I had a front-row seat when I dined recently with my other food blogger friends, the gluttinous Sandy of Foodhoe Foraging and the adventurous Tara of Food (and Other Things). Sitting at a table in front of the open kitchen, we saw the kitchen and service team work like clockwork, efficiently moving dishes and clearing tables with precision.

I have to admit that I wasn’t feeling all myself that night, so the menu didn’t seem to speak to me. I felt like there were a lot of meat-heavy dishes that wouldn’t do well for my cholesterol, which always excites Sandy because she always seem to zero in on the dishes that puts my health to the test.

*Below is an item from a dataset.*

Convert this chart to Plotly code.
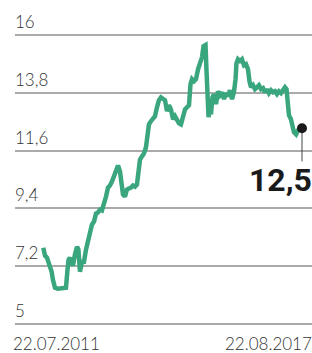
import plotly.graph_objects as go

dates = [
 "2011-07-22","2011-08-06","2011-08-23","2011-09-09","2011-10-02","2011-10-13","2011-10-31","2011-11-25","2011-12-30","2012-02-02",
 "2012-02-15","2012-02-24","2012-03-07","2012-03-25","2012-04-02","2012-04-19","2012-05-07","2012-05-19","2012-06-01","2012-06-19",
 "2012-07-06","2012-07-23","2012-08-09","2012-08-26","2012-09-12","2012-09-30","2012-10-17","2012-11-03","2012-11-20","2012-12-07",
 "2012-12-25","2013-01-11","2013-01-28","2013-02-14","2013-03-03","2013-03-21","2013-04-07","2013-04-24","2013-05-11","2013-05-24",
 "2013-06-06","2013-06-23","2013-07-10","2013-07-27","2013-08-14","2013-08-31","2013-09-17","2013-10-04","2013-10-17","2013-10-30",
 "2013-11-16","2013-12-03","2013-12-20","2014-01-02","2014-01-15","2014-02-01","2014-02-19","2014-03-08","2014-03-25","2014-04-11",
 "2014-04-28","2014-05-16","2014-06-02","2014-06-19","2014-07-06","2014-07-23","2014-08-10","2014-08-27","2014-09-13","2014-09-30",
 "2014-10-17","2014-11-04","2014-11-21","2014-12-08","2014-12-25","2015-01-07","2015-01-20","2015-02-06","2015-02-23","2015-03-13",
 "2015-03-30","2015-04-16","2015-04-29","2015-05-16","2015-05-24","2015-06-02","2015-06-11","2015-06-23","2015-07-02","2015-07-15",
 "2015-07-28","2015-08-14","2015-08-31","2015-09-17","2015-10-05","2015-10-22","2015-11-08","2015-11-25","2015-12-12","2015-12-30",
 "2016-01-16","2016-01-29","2016-02-06","2016-02-19","2016-03-07","2016-03-24","2016-04-11","2016-04-28","2016-05-15","2016-05-28",
 "2016-06-10","2016-06-27","2016-07-14","2016-07-31","2016-08-17","2016-09-04","2016-09-21","2016-10-08","2016-10-25","2016-11-11",
 "2016-11-29","2016-12-16","2017-01-02","2017-01-19","2017-02-05","2017-02-23","2017-03-12","2017-03-29","2017-04-11","2017-04-19",
 "2017-05-02","2017-05-19","2017-06-01","2017-06-14","2017-07-02","2017-07-19","2017-08-05","2017-08-22",
]
values = [
 7.90,7.60,7.52,7.29,6.99,6.68,6.38,6.34,6.38,6.38,
 7.06,7.44,7.52,7.37,7.22,7.64,7.94,7.83,6.99,7.37,
 7.37,7.83,8.21,8.51,8.78,8.90,9.20,9.24,9.35,9.32,
 9.55,9.85,10.19,10.27,10.42,10.65,10.88,11.03,10.81,10.31,
 9.93,9.85,10.12,10.16,10.19,10.27,10.23,10.31,10.88,11.26,
 11.38,11.49,11.72,12.33,12.60,12.72,12.79,12.91,13.25,13.52,
 13.63,13.59,13.52,13.10,13.33,13.17,12.79,12.91,12.72,12.64,
 12.60,12.87,13.17,13.25,13.33,14.13,14.32,14.24,14.32,14.70,
 15.01,15.16,15.58,15.62,14.70,13.56,12.87,13.25,12.98,13.63,
 13.75,13.37,13.86,13.71,13.82,13.56,13.79,13.67,13.90,13.56,
 13.86,14.32,14.93,15.08,15.01,15.08,14.85,14.89,14.70,14.24,
 14.01,14.09,13.94,14.01,14.09,13.94,13.98,13.82,13.94,13.79,
 13.90,13.82,13.86,13.75,13.86,13.79,13.94,14.01,13.94,13.33,
 12.95,12.79,12.49,12.30,12.22,12.37,12.41,12.45,
]
y_ticks = [5, 7.2, 9.4, 11.6, 13.8, 16]
y_tick_labels = ["5", "7,2", "9,4", "11,6", "13,8", "16"]
start_label = "22.07.2011"
end_label = "22.08.2017"
last_label = "12,5"
connector_bottom = 11.19

GREEN = "#3aa67d"
LIGHT = dict(family="Lato", size=17, color="#333333", weight=300)

fig = go.Figure()
fig.add_trace(go.Scatter(x=dates, y=values, mode="lines",
                         line=dict(color=GREEN, width=4.5), hoverinfo="skip"))
fig.add_trace(go.Scatter(x=[dates[-1], dates[-1]], y=[values[-1], connector_bottom],
                         mode="lines", line=dict(color="#444444", width=1), hoverinfo="skip"))
fig.add_trace(go.Scatter(x=[dates[-1]], y=[values[-1]], mode="markers",
                         marker=dict(color="#1a1a1a", size=10), hoverinfo="skip"))

fig.add_annotation(text=last_label, xref="paper", x=1.0, xanchor="right", xshift=2,
                   yref="y", y=10.5, yanchor="middle", showarrow=False,
                   font=dict(family="Roboto", size=32, color="#1a1a1a", weight=700))
fig.add_annotation(text=start_label, xref="paper", x=0, xanchor="left", xshift=-4,
                   yref="paper", y=0, yanchor="top", yshift=-6, showarrow=False, font=LIGHT)
fig.add_annotation(text=end_label, xref="paper", x=1.0, xanchor="right", xshift=2,
                   yref="paper", y=0, yanchor="top", yshift=-6, showarrow=False, font=LIGHT)

fig.update_layout(
    width=312, height=353,
    margin=dict(l=15, r=0, t=8, b=28, autoexpand=False),
    paper_bgcolor="white", plot_bgcolor="white",
    showlegend=False,
    xaxis=dict(type="date", range=["2010-11-21", "2017-11-16"], showgrid=False,
               showticklabels=False, zeroline=False, showline=False, ticks="",
               automargin=False),
    yaxis=dict(range=[4.96, 17.03], tickvals=y_ticks, ticktext=y_tick_labels,
               showgrid=True, gridcolor="#aaaaaa", gridwidth=1.5, zeroline=False,
               showline=False, ticks="", ticklabelposition="inside",
               ticklabelshift=-13, ticklabelstandoff=-3, tickfont=LIGHT,
               automargin=False),
)
fig.write_html("out.html", config={"displayModeBar": False},
               post_script="document.body.style.margin='0';")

For example, the crispy pig tails ($9) was something she knew she had to order. I can’t tell you much about this dish because I didn’t try it and the darkness of the dining room made it difficult to really see what was happening on the plate. It didn’t look like tails, but more like slices of pork. But Sandy and Tara both loved it – a dish that remains indescribable but good, it seems.

A Bloomfield Fan
I was looking forward to our meal, though, because I had eaten at one of Bloomfield’s New York restaurants, The Spotted Pig, in Greenwich Village and fell in love with her hearty Italian pasta dishes and offal-plenty entrees. She definitely brought the pig-heavy menu to Tosca, but doesn’t seem to offer very much else, other than maybe a bowl of manila clams, one fish entrée, and three salads.

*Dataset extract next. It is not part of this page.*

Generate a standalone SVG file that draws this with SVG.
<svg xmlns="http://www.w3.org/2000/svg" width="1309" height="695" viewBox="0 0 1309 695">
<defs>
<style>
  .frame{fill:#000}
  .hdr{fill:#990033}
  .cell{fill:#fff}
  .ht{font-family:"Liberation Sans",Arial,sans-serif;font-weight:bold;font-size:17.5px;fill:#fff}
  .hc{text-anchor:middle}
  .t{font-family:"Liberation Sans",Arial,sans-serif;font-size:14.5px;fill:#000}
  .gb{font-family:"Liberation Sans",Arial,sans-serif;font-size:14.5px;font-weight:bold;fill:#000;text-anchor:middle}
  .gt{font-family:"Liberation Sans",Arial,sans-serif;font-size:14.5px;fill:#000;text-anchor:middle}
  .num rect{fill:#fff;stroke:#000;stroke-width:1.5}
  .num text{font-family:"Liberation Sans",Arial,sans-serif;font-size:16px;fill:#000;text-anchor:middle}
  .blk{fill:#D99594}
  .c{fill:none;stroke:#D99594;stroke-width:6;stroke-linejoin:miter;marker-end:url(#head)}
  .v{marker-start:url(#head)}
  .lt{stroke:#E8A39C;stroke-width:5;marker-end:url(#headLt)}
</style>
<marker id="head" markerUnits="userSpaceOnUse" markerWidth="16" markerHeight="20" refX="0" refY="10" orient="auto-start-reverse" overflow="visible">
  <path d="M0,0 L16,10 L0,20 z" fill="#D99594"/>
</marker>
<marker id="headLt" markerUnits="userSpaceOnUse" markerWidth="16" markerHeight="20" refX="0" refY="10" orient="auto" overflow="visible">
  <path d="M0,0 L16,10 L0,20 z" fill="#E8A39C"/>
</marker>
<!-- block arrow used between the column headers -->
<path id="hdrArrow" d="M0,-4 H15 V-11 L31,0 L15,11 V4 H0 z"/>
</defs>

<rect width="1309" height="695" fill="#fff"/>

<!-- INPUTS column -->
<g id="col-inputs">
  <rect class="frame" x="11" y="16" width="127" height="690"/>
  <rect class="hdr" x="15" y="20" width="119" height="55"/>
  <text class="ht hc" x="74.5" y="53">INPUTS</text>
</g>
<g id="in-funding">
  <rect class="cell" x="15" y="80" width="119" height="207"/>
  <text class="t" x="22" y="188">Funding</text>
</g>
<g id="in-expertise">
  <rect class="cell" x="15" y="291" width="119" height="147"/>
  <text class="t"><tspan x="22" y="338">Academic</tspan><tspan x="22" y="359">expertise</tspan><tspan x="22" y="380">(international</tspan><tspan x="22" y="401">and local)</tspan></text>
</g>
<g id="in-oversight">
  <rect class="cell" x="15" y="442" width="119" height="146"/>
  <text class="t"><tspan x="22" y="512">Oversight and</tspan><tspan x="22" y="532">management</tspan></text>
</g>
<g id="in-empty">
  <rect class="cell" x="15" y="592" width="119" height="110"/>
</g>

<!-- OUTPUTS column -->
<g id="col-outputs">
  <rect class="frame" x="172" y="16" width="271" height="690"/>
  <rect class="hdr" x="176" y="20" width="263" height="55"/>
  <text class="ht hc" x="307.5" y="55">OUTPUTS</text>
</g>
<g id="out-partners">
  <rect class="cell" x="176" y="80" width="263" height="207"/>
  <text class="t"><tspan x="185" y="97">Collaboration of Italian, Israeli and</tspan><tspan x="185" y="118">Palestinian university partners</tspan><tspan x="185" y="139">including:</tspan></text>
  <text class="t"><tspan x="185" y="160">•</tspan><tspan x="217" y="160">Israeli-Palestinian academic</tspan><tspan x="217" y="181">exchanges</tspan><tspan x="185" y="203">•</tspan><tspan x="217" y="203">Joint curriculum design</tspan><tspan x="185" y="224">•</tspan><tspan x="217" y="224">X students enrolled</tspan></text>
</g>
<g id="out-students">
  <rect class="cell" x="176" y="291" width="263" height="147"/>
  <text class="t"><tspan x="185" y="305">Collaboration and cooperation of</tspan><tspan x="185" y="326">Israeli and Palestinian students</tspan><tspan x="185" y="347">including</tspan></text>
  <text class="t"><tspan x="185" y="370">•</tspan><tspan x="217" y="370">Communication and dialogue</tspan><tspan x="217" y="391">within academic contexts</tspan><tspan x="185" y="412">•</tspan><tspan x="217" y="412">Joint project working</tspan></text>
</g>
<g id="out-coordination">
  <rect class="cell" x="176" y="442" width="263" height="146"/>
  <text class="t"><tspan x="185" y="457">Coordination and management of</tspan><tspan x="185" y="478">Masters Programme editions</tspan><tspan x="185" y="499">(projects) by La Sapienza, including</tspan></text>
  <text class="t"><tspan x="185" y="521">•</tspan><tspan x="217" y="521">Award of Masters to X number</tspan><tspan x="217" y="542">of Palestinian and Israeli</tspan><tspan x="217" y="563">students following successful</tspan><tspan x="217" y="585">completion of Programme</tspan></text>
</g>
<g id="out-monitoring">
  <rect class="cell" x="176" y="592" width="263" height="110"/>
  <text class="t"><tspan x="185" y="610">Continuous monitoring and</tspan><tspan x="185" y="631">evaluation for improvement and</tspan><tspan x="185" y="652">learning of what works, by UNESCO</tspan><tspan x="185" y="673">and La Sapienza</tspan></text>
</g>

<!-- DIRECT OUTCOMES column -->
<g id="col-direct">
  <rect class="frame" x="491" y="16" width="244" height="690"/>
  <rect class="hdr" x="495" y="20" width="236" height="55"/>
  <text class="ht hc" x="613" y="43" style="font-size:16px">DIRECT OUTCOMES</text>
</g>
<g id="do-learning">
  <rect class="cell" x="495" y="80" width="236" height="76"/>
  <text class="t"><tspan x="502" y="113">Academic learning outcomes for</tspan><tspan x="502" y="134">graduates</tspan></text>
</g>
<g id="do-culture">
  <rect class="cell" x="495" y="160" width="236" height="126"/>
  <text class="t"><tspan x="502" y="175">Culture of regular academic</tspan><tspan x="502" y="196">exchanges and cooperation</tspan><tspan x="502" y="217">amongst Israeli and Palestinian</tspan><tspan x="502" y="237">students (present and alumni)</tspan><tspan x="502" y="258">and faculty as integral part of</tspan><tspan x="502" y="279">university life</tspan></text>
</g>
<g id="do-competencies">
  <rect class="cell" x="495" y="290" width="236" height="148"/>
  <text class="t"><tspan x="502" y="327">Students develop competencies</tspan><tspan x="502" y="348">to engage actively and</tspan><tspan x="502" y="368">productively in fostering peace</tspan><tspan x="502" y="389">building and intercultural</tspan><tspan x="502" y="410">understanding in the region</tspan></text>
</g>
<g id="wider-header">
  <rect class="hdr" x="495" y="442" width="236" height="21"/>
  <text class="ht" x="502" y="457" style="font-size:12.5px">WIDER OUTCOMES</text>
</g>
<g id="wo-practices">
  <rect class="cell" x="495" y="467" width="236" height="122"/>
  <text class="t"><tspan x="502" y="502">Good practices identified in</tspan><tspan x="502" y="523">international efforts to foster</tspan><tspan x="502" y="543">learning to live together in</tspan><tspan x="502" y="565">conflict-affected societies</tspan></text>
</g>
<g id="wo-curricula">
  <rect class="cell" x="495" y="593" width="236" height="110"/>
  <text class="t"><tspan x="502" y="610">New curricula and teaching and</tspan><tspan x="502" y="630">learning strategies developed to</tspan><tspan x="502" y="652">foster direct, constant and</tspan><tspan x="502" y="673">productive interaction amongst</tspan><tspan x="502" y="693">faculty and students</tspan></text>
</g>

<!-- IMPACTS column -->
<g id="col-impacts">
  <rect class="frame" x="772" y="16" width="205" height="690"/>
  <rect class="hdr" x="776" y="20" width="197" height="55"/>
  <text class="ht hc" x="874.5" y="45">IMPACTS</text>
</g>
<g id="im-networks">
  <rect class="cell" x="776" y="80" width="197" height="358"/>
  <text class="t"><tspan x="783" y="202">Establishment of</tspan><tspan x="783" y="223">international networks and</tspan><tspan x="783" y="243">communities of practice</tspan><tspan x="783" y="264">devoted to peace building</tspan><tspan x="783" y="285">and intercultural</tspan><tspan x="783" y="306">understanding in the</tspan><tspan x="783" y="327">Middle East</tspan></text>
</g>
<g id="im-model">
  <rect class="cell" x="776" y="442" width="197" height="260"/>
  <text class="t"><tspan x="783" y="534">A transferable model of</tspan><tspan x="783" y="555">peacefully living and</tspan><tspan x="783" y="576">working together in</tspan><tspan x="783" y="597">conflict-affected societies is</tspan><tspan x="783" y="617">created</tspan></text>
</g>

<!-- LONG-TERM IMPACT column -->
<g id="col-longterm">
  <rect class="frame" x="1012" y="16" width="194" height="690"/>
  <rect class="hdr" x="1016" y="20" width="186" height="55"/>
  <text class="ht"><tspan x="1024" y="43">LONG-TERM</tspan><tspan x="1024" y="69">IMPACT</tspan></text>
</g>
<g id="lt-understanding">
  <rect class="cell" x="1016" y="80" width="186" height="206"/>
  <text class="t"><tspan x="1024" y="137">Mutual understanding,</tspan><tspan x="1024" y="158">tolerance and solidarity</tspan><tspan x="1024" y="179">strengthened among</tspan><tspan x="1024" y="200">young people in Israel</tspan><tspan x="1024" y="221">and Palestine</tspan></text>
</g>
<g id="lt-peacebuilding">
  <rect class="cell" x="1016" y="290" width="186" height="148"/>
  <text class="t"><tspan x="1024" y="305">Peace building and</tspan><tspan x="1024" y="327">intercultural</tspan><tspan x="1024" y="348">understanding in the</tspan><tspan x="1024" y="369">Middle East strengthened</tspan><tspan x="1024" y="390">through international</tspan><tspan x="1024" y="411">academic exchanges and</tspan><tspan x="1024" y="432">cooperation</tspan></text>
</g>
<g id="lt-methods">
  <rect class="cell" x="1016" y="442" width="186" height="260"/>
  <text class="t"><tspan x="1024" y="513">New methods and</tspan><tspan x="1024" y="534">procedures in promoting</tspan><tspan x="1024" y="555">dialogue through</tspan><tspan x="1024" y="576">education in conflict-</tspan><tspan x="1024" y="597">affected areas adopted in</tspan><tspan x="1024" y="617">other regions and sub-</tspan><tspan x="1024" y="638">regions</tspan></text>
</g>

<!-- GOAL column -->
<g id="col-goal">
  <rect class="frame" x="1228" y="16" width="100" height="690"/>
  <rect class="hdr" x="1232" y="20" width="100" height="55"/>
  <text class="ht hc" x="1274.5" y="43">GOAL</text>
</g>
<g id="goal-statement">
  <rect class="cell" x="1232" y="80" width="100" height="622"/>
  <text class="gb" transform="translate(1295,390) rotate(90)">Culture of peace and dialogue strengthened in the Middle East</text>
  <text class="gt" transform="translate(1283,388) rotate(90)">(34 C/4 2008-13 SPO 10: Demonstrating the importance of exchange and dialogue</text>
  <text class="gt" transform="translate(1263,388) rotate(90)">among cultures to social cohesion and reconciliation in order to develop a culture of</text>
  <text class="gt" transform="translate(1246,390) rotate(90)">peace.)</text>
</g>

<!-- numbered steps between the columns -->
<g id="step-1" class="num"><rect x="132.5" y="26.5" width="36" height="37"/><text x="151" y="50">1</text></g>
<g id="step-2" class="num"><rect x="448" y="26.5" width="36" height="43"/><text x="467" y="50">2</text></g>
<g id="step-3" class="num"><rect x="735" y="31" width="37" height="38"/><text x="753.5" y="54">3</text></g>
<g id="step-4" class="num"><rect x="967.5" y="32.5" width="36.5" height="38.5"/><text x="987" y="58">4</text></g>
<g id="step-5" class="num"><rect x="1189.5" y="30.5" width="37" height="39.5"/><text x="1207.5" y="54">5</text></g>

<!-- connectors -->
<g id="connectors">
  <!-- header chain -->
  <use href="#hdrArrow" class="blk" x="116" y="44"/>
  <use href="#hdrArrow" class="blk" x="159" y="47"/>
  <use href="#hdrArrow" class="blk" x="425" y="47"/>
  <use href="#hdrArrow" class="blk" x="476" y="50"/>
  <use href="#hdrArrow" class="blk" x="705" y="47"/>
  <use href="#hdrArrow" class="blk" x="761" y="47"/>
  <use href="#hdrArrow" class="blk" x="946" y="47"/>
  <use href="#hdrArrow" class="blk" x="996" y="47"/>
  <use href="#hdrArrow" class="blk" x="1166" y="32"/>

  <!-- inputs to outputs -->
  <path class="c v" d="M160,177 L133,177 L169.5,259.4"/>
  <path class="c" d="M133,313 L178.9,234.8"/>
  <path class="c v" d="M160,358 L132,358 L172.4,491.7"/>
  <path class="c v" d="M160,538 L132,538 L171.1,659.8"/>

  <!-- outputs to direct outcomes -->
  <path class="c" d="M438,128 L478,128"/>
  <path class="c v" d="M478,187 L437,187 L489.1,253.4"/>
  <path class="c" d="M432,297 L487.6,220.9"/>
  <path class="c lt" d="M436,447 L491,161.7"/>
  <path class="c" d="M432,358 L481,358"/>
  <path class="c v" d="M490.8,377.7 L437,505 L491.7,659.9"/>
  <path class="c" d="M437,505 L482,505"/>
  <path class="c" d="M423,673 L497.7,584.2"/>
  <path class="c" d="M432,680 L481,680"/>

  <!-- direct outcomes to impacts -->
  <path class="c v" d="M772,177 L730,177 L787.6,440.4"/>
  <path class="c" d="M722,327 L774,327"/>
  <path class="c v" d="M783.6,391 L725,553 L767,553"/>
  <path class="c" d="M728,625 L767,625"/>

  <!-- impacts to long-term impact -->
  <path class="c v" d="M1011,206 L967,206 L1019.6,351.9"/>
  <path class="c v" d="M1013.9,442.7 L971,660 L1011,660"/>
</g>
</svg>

Still, there was much to enjoy, including what could give Zuni Café a run for the money for the title of best chicken dish in the city. Just like Zuni’s classic roasted chicken dish, Bloomfield’s roasted chicken ($42) takes an hour to prepare, and arrives to the table beautifully plated and sitting on a layer of toasted bread with a ricotta spread.

Bucatini ($17) with guanciale and tomato sauce was perfectly cooked

Bucatini ($17) with guanciale and tomato sauce was perfectly cooked

My favorite dish of the night was our pasta selection of bucatini ($17) with tasty guanciale infusing the house tomato sauce with a lot of flavor. But it was the perfectly cooked al dente bucatini that I loved. It had just the right bite, not mushy like you get at many restaurants, making it something you want more and more.

The dessert menu offers a lot of Italian classics like cannoli and tiramisu. But we went with our server’s recommendation, who raved about the buttermilk gelati ($6), which was tart like buttermilk but light and airy. Really more a palate cleanser, which probably was enough for me that night.

The Last Bite
Tosca Café still draws people for its bar and remains a late-night destination, but its kitchen is now beaming with flavorful food and Italian dishes that will keep diners talking for years to come.

Rating: 3 out of 4 camera snaps

3-snaps

 

 

Tosca Café, 242 Columbus Ave., San Francisco. PH: 415.986.9651. Open Tuesday through Sunday, from 5 p.m. to 2 a.m. No reservations. Major credit cards accepted. toscacafesf.com

Tosca Cafe on Urbanspoon

Read Sandy’s take on our dinner on her blog, and Tara’s right here.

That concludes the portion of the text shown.